> **WHAT THE EXERCISE ASKS**
Retype nothing but the lines from the start of the material up to and including the line with "import pandas as pd". Pictures don't belong in the copy.

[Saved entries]

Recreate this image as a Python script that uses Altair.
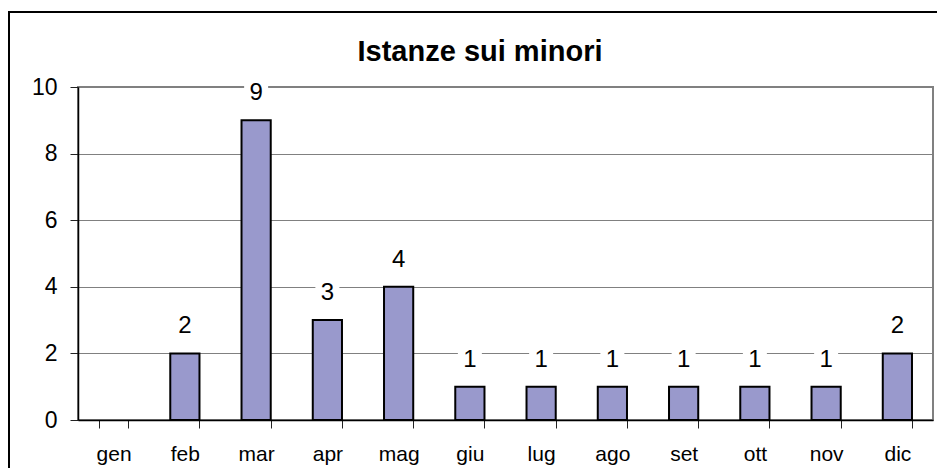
import altair as alt
import pandas as pd

months = ["gen", "feb", "mar", "apr", "mag", "giu", "lug", "ago", "set", "ott", "nov", "dic"]
values = [None, 2, 9, 3, 4, 1, 1, 1, 1, 1, 1, 2]
y_ticks = [0, 2, 4, 6, 8, 10]
title_text = "Istanze sui minori"

df = pd.DataFrame({"month": months, "value": values})

FONT = "Liberation Sans"

x_scale = alt.Scale(domain=months, paddingInner=0.59, paddingOuter=0.295)

x_enc = alt.X(
    "month:N",
    title=None,
    scale=x_scale,
    axis=alt.Axis(
        labelFontSize=21,
        labelFont=FONT,
        labelColor="black",
        labelAngle=0,
        labelBaseline="alphabetic",
        labelPadding=32,
        tickBand="extent",
        tickSize=8,
        tickColor="#222222",
        tickWidth=1,
        domainColor="black",
        domainWidth=1.5,
        grid=False,
    ),
)
y_enc = alt.Y(
    "value:Q",
    title=None,
    scale=alt.Scale(domain=[0, 10], nice=False),
    axis=alt.Axis(
        values=y_ticks,
        labelFontSize=23,
        labelFont=FONT,
        labelColor="black",
        labelPadding=13,
        tickSize=8,
        tickColor="#222222",
        domainColor="black",
        domainWidth=1.5,
        gridColor="#808080",
        gridWidth=1,
    ),
)

base = alt.Chart(df).transform_filter("isValid(datum.value) && datum.value > 0")

border = alt.Chart(alt.Data(values=[{}])).mark_rect(
    filled=False, stroke="black", strokeWidth=2
).encode(
    x=alt.value(-69), x2=alt.value(900), y=alt.value(-75), y2=alt.value(420)
)

title = alt.Chart(alt.Data(values=[{"t": title_text}])).mark_text(
    font=FONT, fontSize=29, fontWeight="bold", color="black",
    align="center", baseline="alphabetic"
).encode(x=alt.value(402), y=alt.value(-26), text="t:N")

bars = base.mark_bar(fill="#9999CC", stroke="black", strokeWidth=2).encode(
    x=x_enc, y=y_enc
)

boxes = base.mark_square(
    size=24 * 24, filled=True, color="white", opacity=1, yOffset=-27
).encode(x=alt.X("month:N", scale=x_scale), y=alt.Y("value:Q"))

labels = base.mark_text(
    dy=-27, fontSize=24, font=FONT, baseline="middle", color="black"
).encode(x=alt.X("month:N", scale=x_scale), y=alt.Y("value:Q"), text="value:Q")

chart = alt.layer(border, title, bars, boxes, labels).properties(
    width=855,
    height=333,
    autosize=alt.AutoSizeParams(type="none"),
    padding={"left": 70, "top": 79, "right": 4, "bottom": 48},
).configure(background="white").configure_view(
    stroke="#808080", strokeWidth=2
)

chart.save("out.html", embed_options={"renderer": "svg", "actions": False})
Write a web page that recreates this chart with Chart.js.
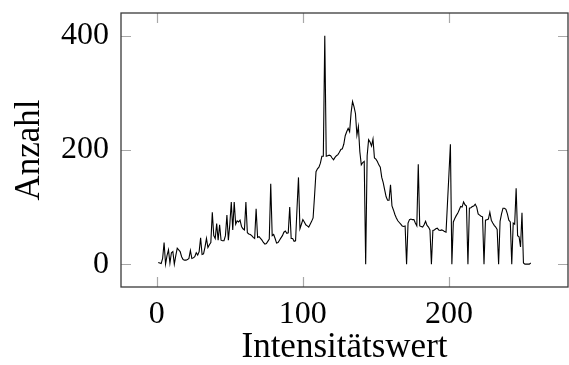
<!DOCTYPE html>
<html>
<head>
<meta charset="utf-8">
<script src="https://cdn.jsdelivr.net/npm/chart.js@4/dist/chart.umd.min.js"></script>
<style>
  html, body { margin: 0; padding: 0; background: #fff; }
  #wrap { width: 569px; height: 365px; }
</style>
</head>
<body>
<div id="wrap"><canvas id="c" width="569" height="365"></canvas></div>
<script>
// Counts per intensity value 1..256
const counts = [
  3, 2, 1, 10, 38, 0, 15, 25, 2, 20,
  22, 0, 15, 28, 25, 22, 13, 8, 7, 7,
  8, 10, 24, 10, 11, 13, 20, 16, 22, 46,
  17, 18, 30, 45, 29, 34, 38, 91, 50, 45,
  71, 42, 69, 42, 41, 41, 50, 86, 42, 70,
  109, 60, 109, 70, 76, 74, 77, 66, 62, 60,
  109, 55, 53, 52, 50, 47, 45, 97, 47, 48,
  45, 42, 38, 35, 36, 40, 44, 141, 50, 52,
  45, 37, 38, 42, 46, 50, 56, 58, 54, 55,
  100, 45, 45, 40, 41, 98, 152, 62, 70, 78,
  74, 69, 67, 65, 70, 75, 81, 120, 162, 167,
  170, 177, 189, 189, 400, 189, 190, 191, 190, 186,
  183, 187, 190, 192, 196, 201, 202, 210, 225, 232,
  238, 232, 265, 285, 276, 264, 226, 241, 197, 174,
  178, 180, 0, 190, 218, 214, 207, 219, 186, 184,
  180, 174, 170, 152, 143, 130, 118, 112, 112, 139,
  102, 95, 87, 81, 76, 73, 70, 67, 66, 67,
  0, 72, 78, 79, 78, 78, 72, 67, 175, 67,
  66, 65, 69, 75, 68, 65, 60, 0, 59, 60,
  62, 63, 60, 59, 60, 59, 57, 56, 107, 158,
  210, 0, 74, 80, 85, 89, 95, 101, 100, 109,
  104, 102, 0, 98, 99, 101, 102, 105, 100, 88,
  86, 84, 83, 0, 77, 78, 79, 91, 77, 72,
  68, 65, 61, 0, 75, 88, 98, 98, 96, 88,
  77, 74, 0, 72, 70, 133, 50, 48, 30, 90,
  2, 0, 0, 0, 0, 2
];
const intensities = counts.map((_, i) => i + 1);
const xTicks = [0, 100, 200];
const yTicks = [0, 200, 400];
const xTitle = 'Intensitätswert';
const yTitle = 'Anzahl';

const FONT = "'Liberation Serif', 'Times New Roman', serif";

const frameTicks = {
  id: 'frameTicks',
  afterDatasetsDraw(chart) {
    const { ctx, chartArea: a, scales: { x, y } } = chart;
    const L = 10;
    ctx.save();
    ctx.strokeStyle = '#a8a8a8';
    ctx.lineWidth = 1.2;
    ctx.beginPath();
    xTicks.forEach(v => {
      const px = Math.round(x.getPixelForValue(v)) + 0.5;
      ctx.moveTo(px, a.bottom); ctx.lineTo(px, a.bottom - L);
      ctx.moveTo(px, a.top); ctx.lineTo(px, a.top + L);
    });
    yTicks.forEach(v => {
      const py = Math.round(y.getPixelForValue(v)) + 0.5;
      ctx.moveTo(a.left, py); ctx.lineTo(a.left + L, py);
      ctx.moveTo(a.right, py); ctx.lineTo(a.right - L, py);
    });
    ctx.stroke();
    ctx.strokeStyle = '#3a3a3a';
    ctx.lineWidth = 1.3;
    ctx.strokeRect(a.left, a.top, a.right - a.left, a.bottom - a.top);
    ctx.restore();
  }
};

new Chart(document.getElementById('c'), {
  type: 'line',
  data: {
    datasets: [{
      data: intensities.map((v, i) => ({ x: v, y: counts[i] })),
      borderColor: '#000',
      borderWidth: 1.1,
      pointRadius: 0,
      tension: 0,
      fill: false
    }]
  },
  options: {
    responsive: false,
    animation: false,
    events: [],
    layout: { padding: { top: 13, right: 1, left: 0, bottom: 0 } },
    plugins: { legend: { display: false }, tooltip: { enabled: false } },
    scales: {
      x: {
        type: 'linear',
        min: -24.5,
        max: 281.5,
        afterBuildTicks: s => { s.ticks = xTicks.map(v => ({ value: v })); },
        afterFit: s => { s.height = 78; s.paddingLeft = 0; s.paddingRight = 0; },
        grid: { display: false, drawTicks: false },
        border: { display: false },
        ticks: { color: '#000', font: { family: FONT, size: 32 }, padding: 8, maxRotation: 0 },
        title: { display: true, text: xTitle, color: '#000', font: { family: FONT, size: 35 }, padding: { top: 0, bottom: -4 } }
      },
      y: {
        type: 'linear',
        min: -40,
        max: 440,
        afterBuildTicks: s => { s.ticks = yTicks.map(v => ({ value: v })); },
        afterFit: s => { s.width = 121; s.paddingTop = 0; s.paddingBottom = 0; },
        grid: { display: false, drawTicks: false },
        border: { display: false },
        ticks: { color: '#000', font: { family: FONT, size: 32 }, padding: 12 },
        title: { display: true, text: yTitle, color: '#000', font: { family: FONT, size: 35 }, padding: { top: 9, bottom: 0 } }
      }
    }
  },
  plugins: [frameTicks]
});
</script>
</body>
</html>
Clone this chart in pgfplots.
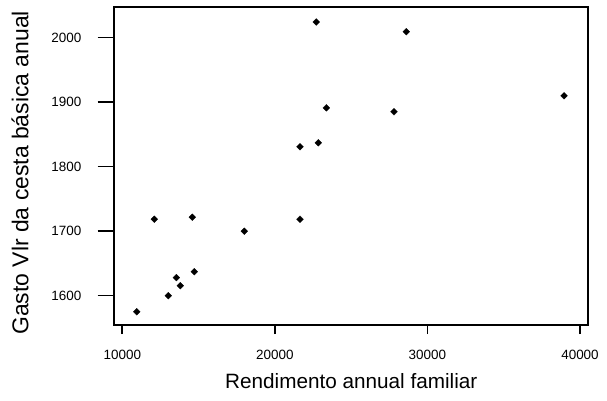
\documentclass[border=0pt]{standalone}
\usepackage{fontspec}
\setmainfont{Liberation Sans}
\usepackage{pgfplots}
\pgfplotsset{compat=1.18}
\begin{document}
\begin{tikzpicture}[x=1bp,y=1bp]
\useasboundingbox (0,0) rectangle (607,400);
\pgfplotsset{
  myframe/.style={
    at={(114.3bp,75.5bp)}, anchor=south west,
    scale only axis, width=474bp, height=317.2bp,
    xmin=9476, xmax=40544, ymin=1555.3, ymax=2047.1,
    scaled ticks=false,
    tick pos=left,
    tick align=outside,
    tick style={line width=1.6bp, black},
    axis line style={line width=2bp, black},
    every axis/.append style={line width=2bp},
    ticklabel style={font=\fontsize{13.5}{16}\selectfont},
  }
}
\begin{axis}[
  myframe,
  xtick={10000,20000,30000,40000},
  xticklabels={10000,20000,30000,40000},
  ytick=\empty,
  major tick length=9.7bp,
  xticklabel style={yshift=-11.5bp},
  xlabel={Rendimento annual familiar},
  xlabel style={font=\fontsize{20.8}{24}\selectfont, at={(axis description cs:0.5,0)}, anchor=base, yshift=-63.8bp},
  clip=false,
]
\addplot[only marks, mark=square*, mark size=2.4bp, mark options={rotate=45, fill=black, draw=black, line width=0.3bp}] coordinates {
(10944,1575)
(12097,1718.6)
(13015,1600)
(13539,1628)
(13801,1615.5)
(14588,1721.7)
(14719,1637.2)
(17996,1700)
(21647,1718.6)
(21647,1831)
(22847,1837)
(22716,2024.3)
(23371,1891.2)
(27808,1885)
(28614,2009.3)
(38951,1909.8)
};
\end{axis}
\begin{axis}[
  myframe,
  xtick=\empty,
  ytick={1600,1700,1800,1900,2000},
  yticklabels={1600,1700,1800,1900,2000},
  major tick length=16.7bp,
  yticklabel style={xshift=-12bp},
  ylabel={Gasto Vlr da cesta básica anual},
  ylabel style={font=\fontsize{23}{27}\selectfont, at={(axis description cs:-0.1814,0.478)}, anchor=base},
]
\end{axis}
\end{tikzpicture}
\end{document}
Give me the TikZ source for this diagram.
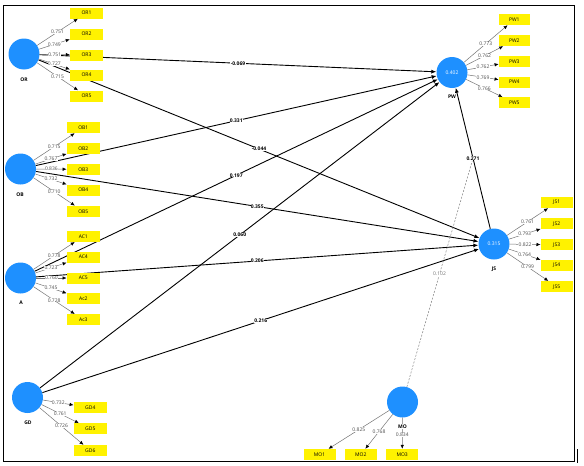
\documentclass[tikz,border=0pt]{standalone}
\usepackage{fontspec}
\setmainfont{Open Sans}
\usetikzlibrary{arrows.meta}
\definecolor{lvblue}{RGB}{30,144,255}
\begin{document}
\begin{tikzpicture}[x=1pt,y=-1pt,
  font=\fontsize{5}{6}\selectfont,
  lv/.style={circle,fill=lvblue,minimum size=31pt,inner sep=0pt,text=white},
  ind/.style={fill=yellow,minimum width=33pt,minimum height=11pt,inner sep=0pt},
  pth/.style={black,line width=0.9pt,-{Latex[length=5pt,width=4pt]}},
  load/.style={black!55,line width=0.5pt,-{Latex[length=4pt,width=3.5pt,color=black]}},
  plab/.style={midway,fill=white,inner sep=0.3pt,font=\fontsize{5}{6}\selectfont\bfseries},
  llab/.style={midway,fill=white,inner sep=0.3pt,text=black!70},
  lvlab/.style={font=\fontsize{5}{6}\selectfont\bfseries},
  modline/.style={black!50,line width=0.5pt,dash pattern=on 2pt off 1.5pt}
]
\useasboundingbox (0,0) rectangle (584,466);
\draw[line width=1pt] (3,5) rectangle (574,461);
\draw[line width=1pt] (577,449) -- (577,463);

% latent variables
\node[lv] (OR) at (24,54) {};
\node[lv] (OB) at (20.5,169) {};
\node[lv] (A) at (20.5,278) {};
\node[lv] (GD) at (27.5,397.5) {};
\node[lv] (PW) at (452,72.5) {0.402};
\node[lv] (JS) at (494,244) {0.315};
\node[lv] (MO) at (402.5,402) {};

\node[lvlab] (ORl) at (24,80) {OR};
\node[lvlab] (OBl) at (20,195) {OB};
\node[lvlab] (Al) at (21,303) {A};
\node[lvlab] (GDl) at (28,423) {GD};
\node[lvlab] (PWl) at (452,97) {PW};
\node[lvlab] (JSl) at (494,269) {JS};

% structural paths
\draw[pth] (OR) -- (PW) node[plab] {-0.069};
\draw[pth] (OR) -- (JS) node[plab] {-0.044};
\draw[pth] (OB) -- (PW) node[plab] {0.331};
\draw[pth] (OB) -- (JS) node[plab] {0.355};
\draw[pth] (A) -- (PW) node[plab] {0.197};
\draw[pth] (A) -- (JS) node[plab] {0.206};
\draw[pth] (GD) -- (PW) node[plab] {0.060};
\draw[pth] (GD) -- (JS) node[plab] {0.216};
\draw[pth] (JS) -- (PW) node[plab] (l271) {0.271};
\draw[modline] (MO) -- (l271) node[midway,fill=white,inner sep=0.3pt,text=black!55] {0.102};

% indicators
\foreach \n/\y in {OR1/13,OR2/34,OR3/55,OR4/75,OR5/96}
  \node[ind] (\n) at (86.5,\y) {\n};
\foreach \n/\y in {OB1/127.5,OB2/148.3,OB3/169.3,OB4/190,OB5/211.3}
  \node[ind] (\n) at (83.3,\y) {\n};
\foreach \n/\y in {AC1/236.3,AC4/257,AC5/278,Ac2/298.8,Ac3/319.7}
  \node[ind] (\n) at (83.3,\y) {\n};
\foreach \n/\y in {GD4/407.8,GD5/428.8,GD6/450.5}
  \node[ind] (\n) at (90.3,\y) {\n};
\foreach \n/\y in {PW1/19.5,PW2/40.5,PW3/61.3,PW4/82,PW5/102.8}
  \node[ind,minimum width=31pt] (\n) at (514.3,\y) {\n};
\foreach \n/\y in {JS1/202.5,JS2/223.7,JS3/244.7,JS4/265.3,JS5/286.7}
  \node[ind,minimum width=32pt] (\n) at (556.7,\y) {\n};
\foreach \n/\x in {MO1/319.5,MO2/360.8,MO3/402.2}
  \node[ind,minimum width=32pt] (\n) at (\x,454.5) {\n};

% loadings
\foreach \t/\v in {OR1/0.751,OR2/0.749,OR3/0.751,OR4/0.727,OR5/0.715}
  \draw[load] (OR) -- (\t) node[llab] {\v};
\foreach \t/\v in {OB1/0.715,OB2/0.767,OB3/0.836,OB4/0.732,OB5/0.710}
  \draw[load] (OB) -- (\t) node[llab] {\v};
\foreach \t/\v in {AC1/0.778,AC4/0.723,AC5/0.760,Ac2/0.745,Ac3/0.728}
  \draw[load] (A) -- (\t) node[llab] {\v};
\foreach \t/\v in {GD4/0.732,GD5/0.761,GD6/0.726}
  \draw[load] (GD) -- (\t) node[llab] {\v};
\foreach \t/\v in {PW1/0.773,PW2/0.762,PW3/0.762,PW4/0.769,PW5/0.766}
  \draw[load] (PW) -- (\t) node[llab] {\v};
\foreach \t/\v in {JS1/0.761,JS2/0.793,JS3/0.822,JS4/0.764,JS5/0.799}
  \draw[load] (JS) -- (\t) node[llab] {\v};
\draw[load] (MO) -- (MO1) node[llab] {0.825};
\draw[load] (MO) -- (MO2) node[llab] {0.768};
\draw[load] (MO) -- (MO3) node[llab,pos=0.55] {0.834};
\node[lvlab,fill=white,inner sep=0.3pt] (MOl) at (402.5,426.5) {MO};
\end{tikzpicture}
\end{document}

> **THE OUTPUT**
Recreate this image as a Python script that uses Altair.
import altair as alt
import pandas as pd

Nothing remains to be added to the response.